Dass bestimmte Markenartikel sämtliche Preissenkungswellen der Discounter unberührt überstanden haben, liegt an der starken Stellung namhafter Markenartikelproduzenten. Es gebe bestimmte Marken, an denen der Handel nicht vorbeikomme. „Der Kunde erwartet, dass diese Produkte im Regal stehen“, sagt Ulrike Hörchens vom Einzelhandelsverband HDE. Der Handel habe da wenig Einfluss. Das bestätigt auch Drogerieunternehmer Dirk Roßmann. „Wenn Sie heute eine Packung Pampers-Windeln verkaufen, ist Einkaufspreis gleich Verkaufspreis. Da bleibt für uns nichts übrig“, sagte er der „Wirtschaftswoche“. Den Profit bringen Roßmann andere Produkte: Haarbürsten, Wein oder die Eigenmarken. Obwohl gerade bei den Eigenmarken der Preiskampf besonders heftig ist. Dem Handel sei das aber ganz recht, meint Kartellamtssprecher Weidner: „Damit die Eigenmarken gekauft werden, müssen sie deutlich billiger sein als das Markenprodukt“.

Den Schaden haben die Verbraucher. Bundesverbraucherschutzministerin Ilse Aigner (CSU) will die Kunden daher künftig besser entschädigen. „Was haben die Verbraucher davon, wenn ausgewählte Produkte zwar zu Tiefstpreisen angeboten werden, im Gegenzug die Preise für bestimmte Markenartikel aber künstlich hochgetrieben werden?“, sagte sie dem Tagesspiegel. „Es darf nicht sein, dass der Verbraucher am Ende immer der Dumme ist.“

Daher will die Ministerin den geprellten Kunden künftig eine Wiedergutmachung für den Schaden verschaffen, der ihnen aus illegalen Preisabsprachen entstanden ist.
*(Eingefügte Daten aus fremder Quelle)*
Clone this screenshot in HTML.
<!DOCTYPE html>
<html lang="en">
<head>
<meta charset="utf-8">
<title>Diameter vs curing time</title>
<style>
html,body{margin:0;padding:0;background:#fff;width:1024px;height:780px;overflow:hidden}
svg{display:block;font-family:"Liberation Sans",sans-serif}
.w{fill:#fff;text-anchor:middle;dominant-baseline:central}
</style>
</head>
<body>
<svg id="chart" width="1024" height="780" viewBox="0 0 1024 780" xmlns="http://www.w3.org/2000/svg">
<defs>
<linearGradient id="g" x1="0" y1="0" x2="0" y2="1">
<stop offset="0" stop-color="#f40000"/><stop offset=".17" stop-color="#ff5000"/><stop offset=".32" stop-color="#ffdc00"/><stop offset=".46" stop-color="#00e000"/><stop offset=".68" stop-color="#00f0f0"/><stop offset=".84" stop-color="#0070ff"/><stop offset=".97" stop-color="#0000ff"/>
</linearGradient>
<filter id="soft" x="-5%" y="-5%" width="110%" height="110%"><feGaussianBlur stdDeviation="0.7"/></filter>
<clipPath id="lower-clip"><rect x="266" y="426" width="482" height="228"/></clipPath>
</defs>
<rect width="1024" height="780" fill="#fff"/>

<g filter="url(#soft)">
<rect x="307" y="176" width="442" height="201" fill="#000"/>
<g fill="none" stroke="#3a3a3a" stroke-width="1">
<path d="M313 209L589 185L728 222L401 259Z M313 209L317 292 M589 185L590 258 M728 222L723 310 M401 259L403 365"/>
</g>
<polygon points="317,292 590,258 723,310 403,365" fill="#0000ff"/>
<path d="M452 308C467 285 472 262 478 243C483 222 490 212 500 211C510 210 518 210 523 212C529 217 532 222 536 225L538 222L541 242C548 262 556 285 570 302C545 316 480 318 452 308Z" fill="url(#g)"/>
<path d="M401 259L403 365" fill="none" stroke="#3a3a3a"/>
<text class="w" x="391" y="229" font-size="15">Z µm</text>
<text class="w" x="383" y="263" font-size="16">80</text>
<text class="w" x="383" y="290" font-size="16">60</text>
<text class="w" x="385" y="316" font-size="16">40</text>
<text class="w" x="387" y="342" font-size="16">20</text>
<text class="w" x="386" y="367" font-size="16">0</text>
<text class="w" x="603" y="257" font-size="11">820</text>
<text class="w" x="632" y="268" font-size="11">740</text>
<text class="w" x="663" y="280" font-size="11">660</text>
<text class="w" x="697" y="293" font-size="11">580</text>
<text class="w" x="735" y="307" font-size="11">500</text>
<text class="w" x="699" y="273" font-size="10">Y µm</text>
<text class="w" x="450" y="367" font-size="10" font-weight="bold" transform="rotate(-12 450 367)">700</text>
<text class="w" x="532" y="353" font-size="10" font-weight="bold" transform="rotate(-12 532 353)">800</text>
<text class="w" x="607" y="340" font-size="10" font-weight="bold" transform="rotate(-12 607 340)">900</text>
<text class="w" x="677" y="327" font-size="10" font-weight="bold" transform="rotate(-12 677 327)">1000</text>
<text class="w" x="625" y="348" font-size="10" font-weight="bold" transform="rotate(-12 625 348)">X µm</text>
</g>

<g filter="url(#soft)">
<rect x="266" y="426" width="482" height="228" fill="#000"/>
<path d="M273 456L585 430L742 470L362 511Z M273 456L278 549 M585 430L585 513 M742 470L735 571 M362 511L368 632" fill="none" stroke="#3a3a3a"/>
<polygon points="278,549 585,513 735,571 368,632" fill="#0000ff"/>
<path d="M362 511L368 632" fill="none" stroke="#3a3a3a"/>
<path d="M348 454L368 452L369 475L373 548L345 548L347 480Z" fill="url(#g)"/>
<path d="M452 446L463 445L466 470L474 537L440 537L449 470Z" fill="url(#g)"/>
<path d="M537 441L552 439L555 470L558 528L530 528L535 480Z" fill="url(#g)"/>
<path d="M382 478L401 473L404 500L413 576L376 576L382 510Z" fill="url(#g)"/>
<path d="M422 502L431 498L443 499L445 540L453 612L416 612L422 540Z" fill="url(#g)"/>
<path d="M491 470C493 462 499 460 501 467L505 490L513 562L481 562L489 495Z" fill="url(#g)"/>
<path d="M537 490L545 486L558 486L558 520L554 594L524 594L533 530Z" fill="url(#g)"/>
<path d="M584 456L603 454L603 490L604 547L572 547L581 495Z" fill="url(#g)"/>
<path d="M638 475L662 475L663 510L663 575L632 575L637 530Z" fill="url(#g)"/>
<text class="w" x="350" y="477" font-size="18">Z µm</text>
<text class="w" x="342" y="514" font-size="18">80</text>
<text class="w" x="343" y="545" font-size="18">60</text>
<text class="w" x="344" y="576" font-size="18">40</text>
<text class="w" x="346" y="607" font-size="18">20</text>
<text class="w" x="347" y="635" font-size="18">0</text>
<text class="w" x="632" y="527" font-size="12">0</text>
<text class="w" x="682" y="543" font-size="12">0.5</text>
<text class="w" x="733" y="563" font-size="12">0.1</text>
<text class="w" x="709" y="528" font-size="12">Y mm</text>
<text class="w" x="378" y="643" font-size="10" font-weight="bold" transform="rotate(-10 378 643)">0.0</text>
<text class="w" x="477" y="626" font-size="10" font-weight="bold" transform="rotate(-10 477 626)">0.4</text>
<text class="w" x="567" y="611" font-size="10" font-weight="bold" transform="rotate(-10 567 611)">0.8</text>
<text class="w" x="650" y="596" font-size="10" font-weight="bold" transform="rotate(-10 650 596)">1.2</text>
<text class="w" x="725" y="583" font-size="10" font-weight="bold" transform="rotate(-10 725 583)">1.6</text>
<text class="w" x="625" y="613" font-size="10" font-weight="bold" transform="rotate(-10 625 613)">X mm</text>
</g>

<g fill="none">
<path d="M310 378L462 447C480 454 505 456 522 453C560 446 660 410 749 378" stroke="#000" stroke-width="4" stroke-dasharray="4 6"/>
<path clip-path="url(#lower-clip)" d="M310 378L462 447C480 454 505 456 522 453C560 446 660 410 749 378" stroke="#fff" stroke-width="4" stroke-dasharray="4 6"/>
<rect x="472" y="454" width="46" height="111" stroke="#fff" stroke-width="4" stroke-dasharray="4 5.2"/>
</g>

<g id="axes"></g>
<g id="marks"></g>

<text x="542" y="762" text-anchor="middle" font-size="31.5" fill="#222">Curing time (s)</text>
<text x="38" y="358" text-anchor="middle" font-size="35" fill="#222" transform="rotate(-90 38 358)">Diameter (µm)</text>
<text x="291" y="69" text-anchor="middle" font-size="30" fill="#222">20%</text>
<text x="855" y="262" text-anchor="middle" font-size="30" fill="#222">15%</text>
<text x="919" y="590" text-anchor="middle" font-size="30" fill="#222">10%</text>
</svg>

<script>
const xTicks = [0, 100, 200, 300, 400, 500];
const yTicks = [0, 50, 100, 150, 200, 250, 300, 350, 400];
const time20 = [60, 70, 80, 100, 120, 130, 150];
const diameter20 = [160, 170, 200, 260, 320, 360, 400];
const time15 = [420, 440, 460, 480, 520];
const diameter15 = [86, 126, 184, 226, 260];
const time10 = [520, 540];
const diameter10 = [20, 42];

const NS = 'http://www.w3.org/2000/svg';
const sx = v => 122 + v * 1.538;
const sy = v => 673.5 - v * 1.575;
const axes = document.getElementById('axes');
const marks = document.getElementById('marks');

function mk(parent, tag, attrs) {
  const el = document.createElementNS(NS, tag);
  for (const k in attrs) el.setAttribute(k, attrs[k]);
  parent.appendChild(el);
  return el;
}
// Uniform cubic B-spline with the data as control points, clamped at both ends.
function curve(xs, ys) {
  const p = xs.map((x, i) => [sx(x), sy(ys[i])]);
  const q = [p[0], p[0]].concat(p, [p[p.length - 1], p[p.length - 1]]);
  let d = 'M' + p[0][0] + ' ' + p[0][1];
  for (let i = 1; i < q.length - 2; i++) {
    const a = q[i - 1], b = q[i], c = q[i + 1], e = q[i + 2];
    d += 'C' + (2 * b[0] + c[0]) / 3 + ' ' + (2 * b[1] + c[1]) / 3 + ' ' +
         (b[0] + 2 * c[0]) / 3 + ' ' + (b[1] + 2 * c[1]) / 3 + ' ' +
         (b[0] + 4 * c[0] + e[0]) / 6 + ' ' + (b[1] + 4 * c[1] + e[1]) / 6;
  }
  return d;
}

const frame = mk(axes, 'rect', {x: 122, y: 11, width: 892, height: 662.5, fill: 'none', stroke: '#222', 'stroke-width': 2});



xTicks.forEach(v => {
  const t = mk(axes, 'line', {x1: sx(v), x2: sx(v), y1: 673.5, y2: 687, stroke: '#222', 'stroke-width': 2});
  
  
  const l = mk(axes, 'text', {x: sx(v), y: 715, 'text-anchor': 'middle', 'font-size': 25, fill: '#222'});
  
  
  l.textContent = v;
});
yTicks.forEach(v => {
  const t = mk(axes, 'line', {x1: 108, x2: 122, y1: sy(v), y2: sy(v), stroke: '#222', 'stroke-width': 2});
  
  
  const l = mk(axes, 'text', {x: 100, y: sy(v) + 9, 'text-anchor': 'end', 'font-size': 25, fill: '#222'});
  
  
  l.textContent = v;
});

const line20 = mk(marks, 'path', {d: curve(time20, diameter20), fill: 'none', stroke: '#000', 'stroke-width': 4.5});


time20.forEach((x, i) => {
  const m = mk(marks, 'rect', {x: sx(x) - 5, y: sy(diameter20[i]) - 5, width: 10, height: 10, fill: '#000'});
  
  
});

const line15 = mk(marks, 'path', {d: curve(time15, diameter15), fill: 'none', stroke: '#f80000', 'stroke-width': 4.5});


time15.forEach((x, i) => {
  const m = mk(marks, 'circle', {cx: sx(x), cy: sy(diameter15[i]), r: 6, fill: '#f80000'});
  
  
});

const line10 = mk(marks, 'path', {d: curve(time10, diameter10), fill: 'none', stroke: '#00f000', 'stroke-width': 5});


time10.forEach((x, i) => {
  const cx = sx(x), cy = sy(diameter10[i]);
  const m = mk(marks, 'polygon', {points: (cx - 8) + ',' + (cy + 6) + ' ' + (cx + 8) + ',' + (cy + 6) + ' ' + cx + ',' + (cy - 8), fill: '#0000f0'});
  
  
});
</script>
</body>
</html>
Nach dem Willen der Ministerin sollen Kartellstrafen in Zukunft für Zwecke des Verbraucherschutzes verwendet werden. „Die Gelder könnten zum Beispiel in eine Stiftung gehen – dann haben alle Verbraucher etwas davon“, schlägt Aigner vor. Bisher fließen die Bußgelder in die Staatskasse. 317 Millionen Euro waren es 2008.

Zudem will die Verbraucherschutzministerin auch die Verbraucherorganisationen im Kartellverfahren stärken. Verbraucherorganisationen sollen das Recht erhalten, „sich als Beteiligte an Verfahren der Kartellbehörden zu beteiligen“, sagte sie. Damit würden Verbraucherschützer beispielsweise Informationen über das Geschäftsgebaren der Firmen und über die Höhe der Einnahmen bekommen, die sie mit illegalen Absprachen erzielt haben.

Beim Bundesverband der Verbraucherzentralen (VZBV) rennt die Ministerin damit offene Türen ein. Bisher sei es schwierig herauszufinden, wie viel die Firmen mit ihren Kartellen verdient haben, sagt Jutta Gurkmann, Referentin für Wirtschaftsrecht beim VZBV. Gurkmann verlangt, dass die Unternehmen ihre unrechtmäßig erwirtschafteten Gewinne komplett abgeben müssen – auch an die Verbraucher.

Die Verbraucherschützerin hofft darauf, dass die EU den Weg für Sammelklagen freimacht, mit denen nicht jeder für sich, sondern viele Kunden geschlossen Schadenersatz für Kartellverstöße geltend machen könnten. Ein Problem wäre aber auch dann noch ungelöst: „Die künstlich hochgetriebenen Preise bleiben hoch“, sagt Jutta Gurkmann. Zwar werden die Kartelle geahndet, eine Pflicht, die Preise anschließend zu senken, haben die Firmen aber nicht. Das heißt: Die Verbraucher zahlen auch in Zukunft die Zeche.